Does Blended Acrylic Shrink More?
Acrylic blended with natural fibers behaves differently than 100% acrylic. If a fabric is acrylic-wool or acrylic-cotton, the natural fibers dictate the shrinkage behavior more aggressively. Wool is notorious for felting and shrinking in heat; cotton can shrink 5–10% in hot water.
So ironically, a pure acrylic garment is often more shrink-resistant than a blended one, because the synthetic fibers dominate the thermal response.
Key Takeaways
- Acrylic fabric shrinks 1–8% primarily from heat exposure — the dryer is the biggest risk factor
- Acrylic paint loses 15–25% of its volume as it dries due to water evaporation, not mechanical shrinkage
- Acrylic plastic doesn’t truly shrink at normal temperatures but deforms and warps under sustained heat above 160°F
- Shrinkage in acrylic fabric is partially reversible using lukewarm water, conditioner, and gentle stretching
- Cold water washing and air drying is the most reliable way to keep acrylic fabric at its original size
Frequently Asked Questions (FAQ)
Can you put 100% acrylic fabric in the dryer?
Technically yes, but only on a low heat or air-dry setting. High heat is the primary cause of acrylic shrinkage, so using the tumble-dry-low option reduces risk significantly. Air drying flat is always the safest choice for preserving size and shape.
How much does acrylic shrink in the wash?
In cold water, acrylic fabric shrinks very little — roughly 0–1%. Warm water can cause 1–3% shrinkage, and hot water pushes that to 5–8%. The combination of hot water and a hot dryer cycle produces the most severe results.
Why does acrylic paint look different when it dries?
Acrylic paint dries darker and smaller than it appears when wet. Water in the paint evaporates as it cures, concentrating pigment and reducing overall volume by up to 25%. Always test colors on scrap material and allow them to fully dry before judging the true shade.
Can acrylic shrink in cold water?
Cold water alone rarely causes acrylic fabric to shrink meaningfully. The shrinkage trigger for acrylic is heat, not water. However, aggressive agitation or wringing wet fabric can distort the weave, so a gentle cycle is still recommended even in cold water.
What temperature does acrylic fabric shrink at?
Acrylic fiber begins to lose its shape around 120–140°F (49–60°C), which is well within the range of a standard hot dryer cycle. Most domestic dryers on a high-heat setting reach 135–150°F, which explains why so many acrylic items come out shrunken.
Does acrylic yarn shrink when blocked?
Wet blocking acrylic yarn does not permanently set it the way blocking natural fibers like wool does. However, a technique called “killing” acrylic — applying steam heat directly — causes the fibers to relax permanently, making the fabric drape and stretch. This is irreversible, so approach it intentionally.

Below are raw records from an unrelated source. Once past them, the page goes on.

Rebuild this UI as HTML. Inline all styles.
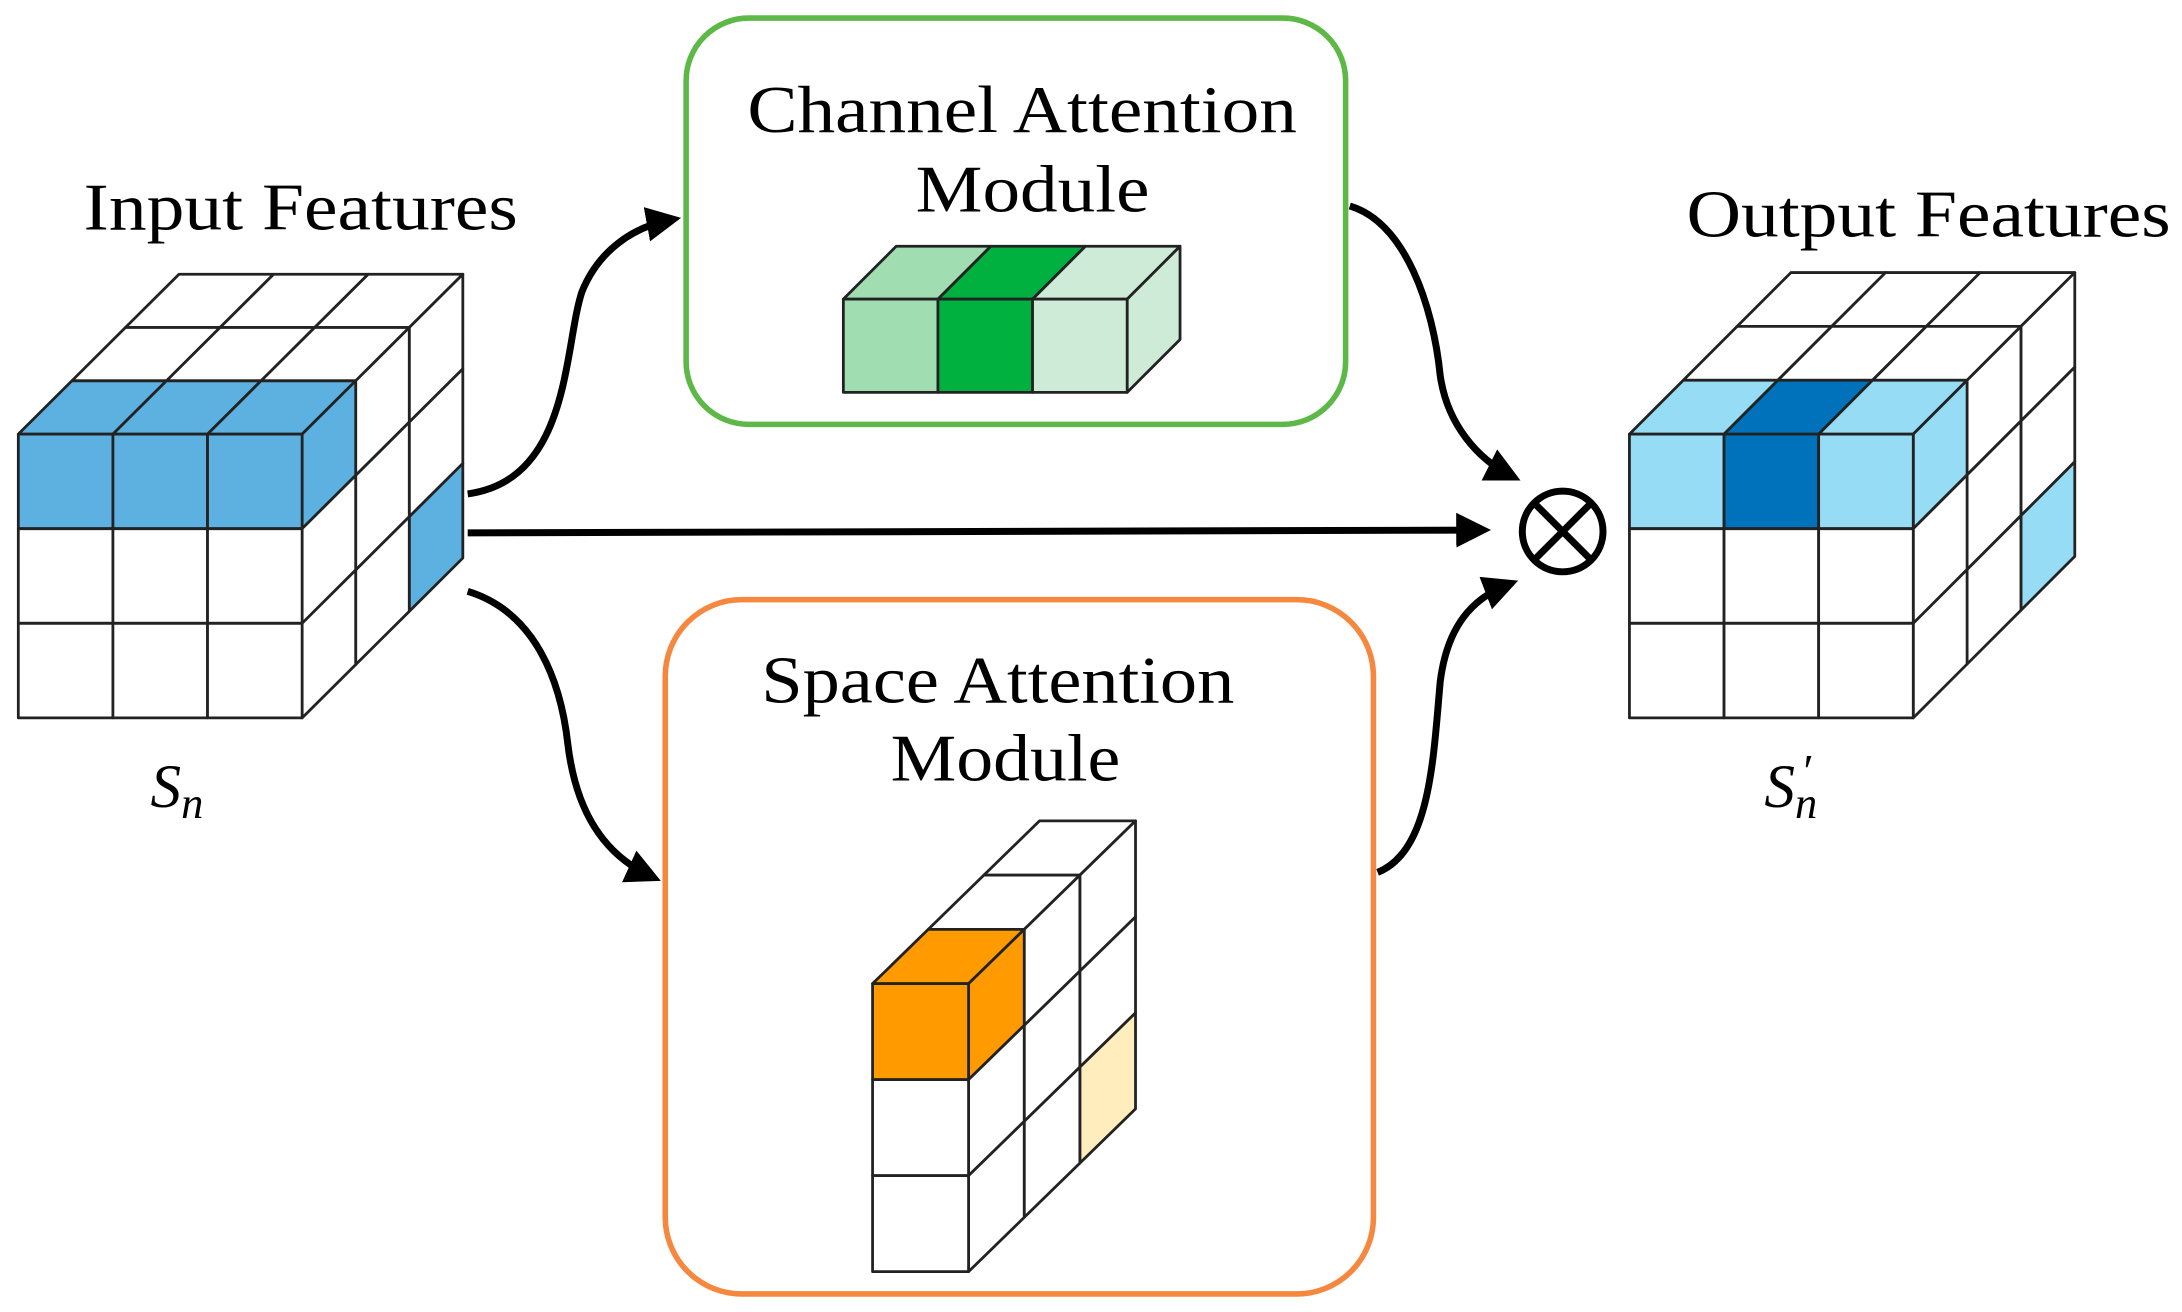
<!DOCTYPE html>
<html><head><meta charset="utf-8"><style>
html,body{margin:0;padding:0;background:#fff;}
svg{display:block;}
text{font-family:"Liberation Serif",serif;fill:#000;}
</style></head><body>
<svg id="s" width="2182" height="1312" viewBox="0 0 1568 943" xmlns="http://www.w3.org/2000/svg">
<defs>
<marker id="ah" markerWidth="5" markerHeight="5" refX="3.5" refY="2.5" orient="auto" markerUnits="strokeWidth">
<path d="M0,0 L5,2.5 L0,5 Z" fill="#000"/>
</marker>
</defs>
<rect x="493" y="13" width="474" height="292" rx="45" fill="none" stroke="#5DB847" stroke-width="4"/>
<rect x="478" y="431" width="509" height="499" rx="55" fill="none" stroke="#F5883E" stroke-width="4"/>
<text x="537" y="95" font-size="48" textLength="395" lengthAdjust="spacingAndGlyphs">Channel Attention</text>
<text x="658" y="152" font-size="48" textLength="168" lengthAdjust="spacingAndGlyphs">Module</text>
<text x="547" y="505" font-size="48" textLength="340" lengthAdjust="spacingAndGlyphs">Space Attention</text>
<text x="640" y="561" font-size="48" textLength="165" lengthAdjust="spacingAndGlyphs">Module</text>
<text x="60" y="165" font-size="48" textLength="312" lengthAdjust="spacingAndGlyphs">Input Features</text>
<text x="1212" y="170" font-size="48" textLength="348" lengthAdjust="spacingAndGlyphs">Output Features</text>
<text x="108" y="580" font-size="44" font-style="italic">S<tspan font-size="32" dy="8">n</tspan></text>
<text x="1268" y="580" font-size="44" font-style="italic">S<tspan font-size="32" dy="8">n</tspan></text>
<text x="1294" y="566" font-size="34" font-style="italic">′</text>
<g id="shapes"></g>
<g fill="none" stroke="#000" stroke-width="5">
<path d="M336,383 L1064,381" marker-end="url(#ah)"/>
<path d="M336,355 C410,345 405,250 418,210 C430,180 455,163 482,158" marker-end="url(#ah)"/>
<path d="M970,148 C1010,160 1030,220 1035,270 C1040,305 1062,330 1086,342" marker-end="url(#ah)"/>
<path d="M336,425 C385,440 403,490 408,535 C414,585 435,615 468,630" marker-end="url(#ah)"/>
<path d="M990,627 C1028,612 1030,545 1035,490 C1040,450 1058,430 1084,420" marker-end="url(#ah)"/>
<circle cx="1123" cy="382" r="29" stroke-width="5"/>
<path d="M1103,362 L1143,402 M1143,362 L1103,402" stroke-width="5"/>
</g>
</svg>
<script>
var g=document.getElementById('shapes');
function poly(pts,fill){var p=document.createElementNS('http://www.w3.org/2000/svg','polygon');
p.setAttribute('points',pts.map(function(a){return a[0]+','+a[1]}).join(' '));
p.setAttribute('fill',fill||'#fff');p.setAttribute('stroke','#222');p.setAttribute('stroke-width','2');
p.setAttribute('stroke-linejoin','round');g.appendChild(p);}
function cube(x0,y0,cols,rows,layers,c,dx,dy,fF,fT,fR,cw){
 cw=cw||c;
 for(var j=layers-1;j>=0;j--){
  for(var i=0;i<cols;i++){
   var ax=x0+i*cw+j*dx, ay=y0+j*dy;
   poly([[ax,ay],[ax+cw,ay],[ax+cw+dx,ay+dy],[ax+dx,ay+dy]],fT(i,j));
  }
 }
 for(var j=layers-1;j>=0;j--){
  for(var r=0;r<rows;r++){
   var ax=x0+cols*cw+j*dx, ay=y0+r*c+j*dy;
   poly([[ax,ay],[ax+dx,ay+dy],[ax+dx,ay+dy+c],[ax,ay+c]],fR(r,j));
  }
 }
 for(var r=0;r<rows;r++)for(var i=0;i<cols;i++){
  var ax=x0+i*cw, ay=y0+r*c;
  poly([[ax,ay],[ax+cw,ay],[ax+cw,ay+c],[ax,ay+c]],fF(i,r));
 }
}
var B='#5DB1E0';
cube(13,312,3,3,3,68,38.5,-38.3,
 function(i,r){return r==0?B:'#fff'},
 function(i,j){return j==0?B:'#fff'},
 function(r,j){return (j==0&&r==0)||(j==2&&r==2)?B:'#fff'});
var L='#97DCF5',D='#0072BB';
cube(1171,312,3,3,3,68,38.7,-38.7,
 function(i,r){return r==0?(i==1?D:L):'#fff'},
 function(i,j){return j==0?(i==1?D:L):'#fff'},
 function(r,j){return (j==0&&r==0)||(j==2&&r==2)?L:'#fff'});
var G=['#A0DDB0','#00B140','#CDEBD6'];
cube(606,215,3,1,1,67,38,-38,
 function(i){return G[i]},function(i){return G[i]},function(){return G[2]},68);
cube(627,707,1,3,3,69,40,-39,
 function(i,r){return r==0?'#FF9B00':'#fff'},
 function(i,j){return j==0?'#FF9B00':'#fff'},
 function(r,j){return j==0&&r==0?'#FF9B00':(j==2&&r==2?'#FFEDBD':'#fff')});
</script>
</body></html>
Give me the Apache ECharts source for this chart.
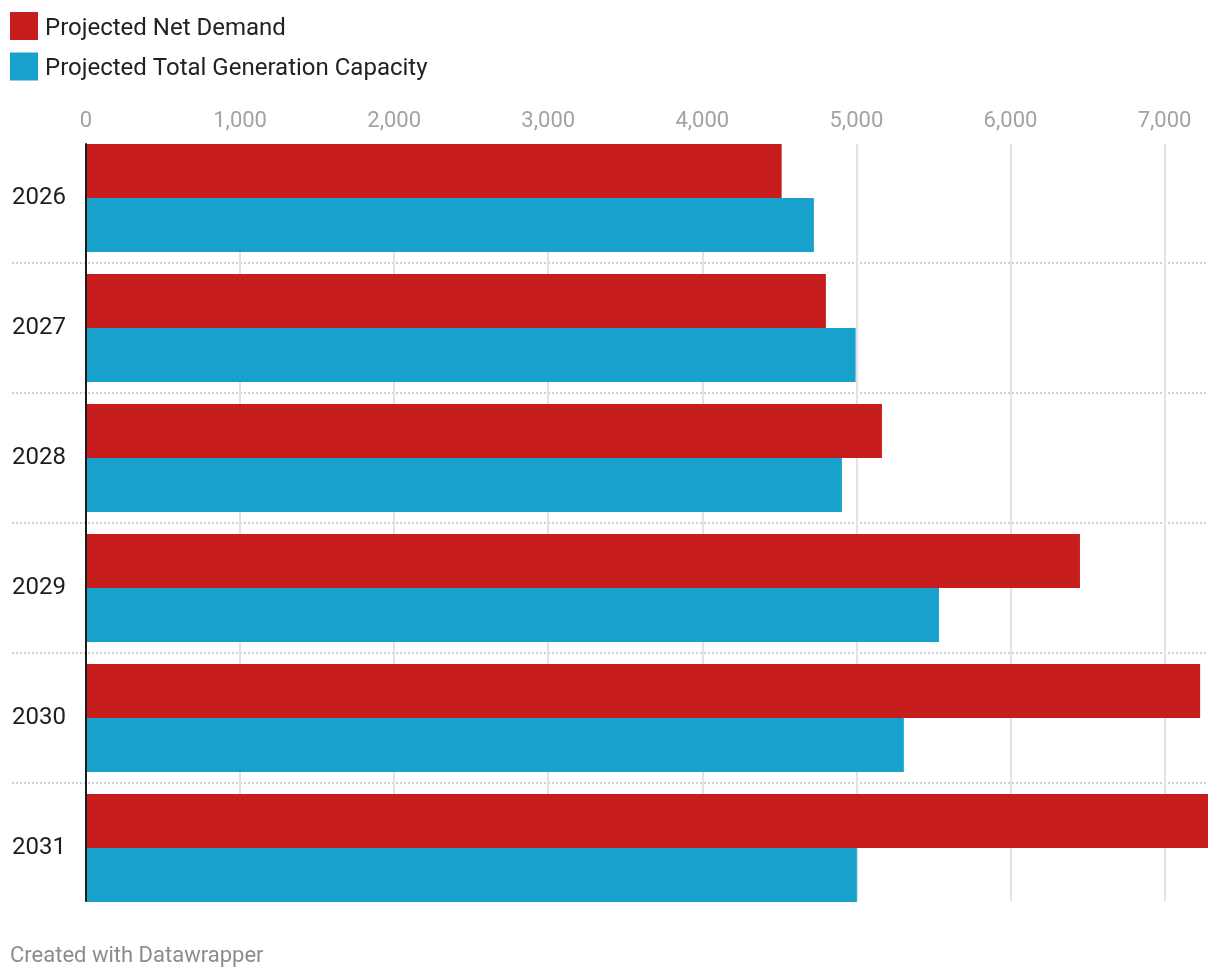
<!DOCTYPE html>
<html>
<head>
<meta charset="utf-8">
<script src="https://cdn.jsdelivr.net/npm/echarts@6/dist/echarts.min.js"></script>
<style>html,body{margin:0;padding:0;background:#fff;}#c{width:1220px;height:978px;}</style>
</head>
<body>
<div id="c"></div>
<script>
const years = ['2026', '2027', '2028', '2029', '2030', '2031'];
const netDemand = [4515, 4802, 5166, 6451, 7231, 7282];
const genCapacity = [4724, 4995, 4906, 5536, 5308, 5003];
const seriesNames = ['Projected Net Demand', 'Projected Total Generation Capacity'];
const xMax = 7282;
const xInterval = 1000;

const chart = echarts.init(document.getElementById('c'));
const FONT = 'Roboto, "Noto Sans", sans-serif';
chart.setOption({
  animation: false,
  textStyle: { fontFamily: FONT },
  legend: {
    orient: 'vertical', left: 10, top: 12, padding: 0,
    itemWidth: 28, itemHeight: 28, itemGap: 12,
    icon: 'rect',
    formatter: name => '{t|' + name + '}',
    textStyle: {
      fontSize: 24, color: '#222', fontFamily: FONT,
      rich: { t: { fontSize: 24, color: '#222', fontFamily: FONT, padding: [5, 0, 0, 2] } }
    },
    data: seriesNames
  },
  grid: [
    { left: 86, right: 12, top: 144, bottom: 77 },
    { left: 86, right: 12, top: 133, bottom: 65 },
    { left: 12, right: 12, top: 133, bottom: 65 }
  ],
  xAxis: [
    {
      gridIndex: 0, type: 'value', position: 'top', min: 0, max: xMax, interval: xInterval,
      axisLine: { show: false }, axisTick: { show: false },
      axisLabel: {
        fontSize: 22, color: '#a3a3a3', margin: 12, fontFamily: FONT,
        showMaxLabel: false,
        formatter: v => v.toLocaleString('en-US')
      },
      splitLine: { show: true, showMaxLine: false, lineStyle: { color: '#e3e3e3', width: 2 } }
    },
    { gridIndex: 1, type: 'value', min: 0, max: xMax, show: false },
    { gridIndex: 2, type: 'value', min: 0, max: 1, show: false }
  ],
  yAxis: [
    {
      gridIndex: 0, type: 'category', data: years, inverse: true, z: 10,
      axisLine: { show: true, lineStyle: { color: '#1a1a1a', width: 2 } },
      axisTick: { show: false }, axisLabel: { show: false }, splitLine: { show: false }
    },
    {
      gridIndex: 1, type: 'category', data: years, inverse: true, show: false
    },
    {
      gridIndex: 2, type: 'category', data: years, inverse: true,
      axisLine: { show: false }, axisTick: { show: false },
      axisLabel: { inside: true, align: 'left', margin: 0, fontSize: 24, color: '#1d1d1d', fontFamily: FONT },
      splitLine: { show: true, showMinLine: false, showMaxLine: false, lineStyle: { color: '#cfcfcf', width: 2, type: [2, 2] } }
    }
  ],
  series: [
    {
      name: seriesNames[0], type: 'bar', xAxisIndex: 1, yAxisIndex: 1,
      data: netDemand, barWidth: 54, barGap: '0%',
      itemStyle: { color: '#c71e1d' }
    },
    {
      name: seriesNames[1], type: 'bar', xAxisIndex: 1, yAxisIndex: 1,
      data: genCapacity, barWidth: 54, barGap: '0%',
      itemStyle: { color: '#18a1cd' }
    }
  ],
  graphic: [
    {
      type: 'text', left: 10, top: 945,
      style: { text: 'Created with Datawrapper', fontSize: 22, fill: '#8c8c8c', fontFamily: FONT }
    }
  ]
});
</script>
</body>
</html>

Will acrylic plastic shrink over time?
Standard acrylic plastic (PMMA) does not shrink at room temperature over time. Long-term dimensional changes are typically due to thermal cycling (repeated heating and cooling), UV degradation, or physical stress — not organic shrinkage. For outdoor applications, UV-stabilized acrylic significantly reduces warping and discoloration.